Sorry for the novel here. My team is nearing the end of post on our current film, and A:M's renderer has been on my mind a lot recently. I'd like to frame these notes as constructively as possible.
Since it's gotten so long, I'll throw in some Big Headings for readability--and in hopes of making myself feel really important.
All of my films and many of my illustrations have featured A:M in one form or another. It's my utility knife app. I continue to find it an extremely powerful, user-friendly full stack modeling/rendering/animation package at an admirable price.

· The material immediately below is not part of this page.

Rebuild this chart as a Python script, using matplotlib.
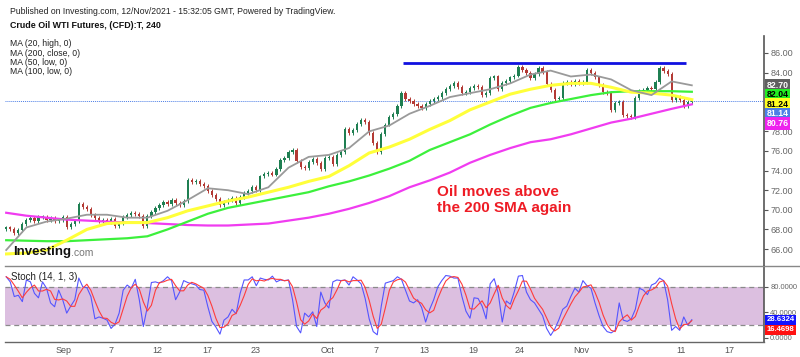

It's beginning to show its age though. A 3D package is only as good as its output options. Moore's Law is dead. We're not going back to ever-faster single core CPUs. Absent third-party renderer support, everything we do in A:M has to go through the bottleneck of a raytracer that can only utilize one processor core. When Netrender was included with the base package (in v16, six years ago) I took it as a stopgap solution and admission that the single-thread renderer was becoming a problem. Looking at the v19 roadmap, I still see nothing about multicore rendering. According to Activity Monitor, raytracing in A:M launches one additional thread, with a negligible increase in memory usage. My current production machine, a laptop, has 8 cores.
Netrender, with respect, was never intended to be an artist's tool--which A:M always has been. It's a TD tool for idle overnight labs and rackservers: overly complex, crash-prone, difficult to use, and less convenient than the multiple applications of the Playmation era. I personally have never even gotten it to work.
Third party renderer support is attractive in some ways, but aside from introducing many of the same pain points as Netrender, it would mean writing translation code for all of A:M's output options--not only Hash patches, but procedural textures, hair, volumetrics, soft reflections, IBL, ambient occlusion, etc. etc. etc. As much as I'd love to see COLLADA import/export eventually, we're talking about a very large undertaking, better implemented piecemeal over a longer period of time.
Keeping it Realistic
It's been my observation that an A:M window at render is basically a "state" machine--anything that changes between frames or render passes is applied to the world state and then read back into the renderer. (You'll see soft lights literally shift position between antialiasing passes, for instance.) As such, simultaneous rendering of different frames/passes becomes a slow, crash-prone and inefficient process of repeatedly loading multiple, near-duplicate instances of the same scene.
More realistic would be to render a single pass at a time as now, but split it into tiles (say 128x128). A separate rendering thread is spun up for each 128x128 square and fed into a queuing/load-balancing library like OpenMP. The world state is maintained by the main thread. The queue completes (with an acceptable bottleneck at the last thread rendering), the tiles are assembled in a new thread while the main thread is allowed to advance, and a new queue is spun up for the next render pass.
I notice that some great work has already been done in v18 at handing off render pass reassembly and other post effects to the GPU. (Today even a netbook's integrated graphics will composite faster than a single CPU thread in most cases.) Pass compositing, post effects, and file I/O should be able to manage without reference to the main thread, so need not hold up work on the next pass/frame.
Digging through the forums, I see that a multithreaded renderer was attempted in v14--splitting the image into horizontal strips in that case--but was abandoned because it produced render artifacts in complex scenes. I can only go by my own war stories to guess what might have caused them; many of you will remember the memory-limited old days when illustration-quality renders required "scanning" across the image with a zoomed in camera or obstructing different parts of the scene sequentially, rendering multiple frames, and reassembling the pieces in Photoshop. Post effects like glow and lens flares were obvious snags with these methods--but again, post effects are better handled on the fully reassembled image, preferably in a separate thread. Single-pass antialiasing, especially at the frame edges, could occasionally be a troublemaker, but overlapping the render tile edges a few pixels fixed this. Single-pass motion blur and depth of field rarely produced good results; the time savings of saturating more than one core (even on a low end system) would to my mind argue for their potential retirement if need be. Phong soft shadows were always a little finicky--they saved me on "Marboxian" with a 500Mhz PowerPC, but I'm not convinced retiring them would cause much pain today. I have very little experience with the toon renderer, so I can't even attempt to comment on how well it might parallelize.
2001 Miles to Futureburg
With a multithreaded renderer, A:M's biggest bottleneck is ameliorated. The power available to users increases immediately, and begins to scale again with each hardware generation. Tile size and priority optimization can be tweaked in subsequent releases. More tasks that are suitable to be handed off to the GPU, like Perlin noise, can be experimented with in their own time. With all the work that's been done to date on control point weighting, COLLADA import/export of rigged, animatable polygon models becomes more and more realistic (bare bones and incomplete at first, but with plenty of time to improve). With effortless boolean animation, riggable resolution-independent curved surfaces, hassle-free texture mapping, particle/hair/cloth/flock/physics sim, volumetrics, image-based lighting, AO, radiosity, 32bit OpenEXR rendering and much more, A:M becomes an app indy filmakers and small shops can't afford not to plug into their pipelines.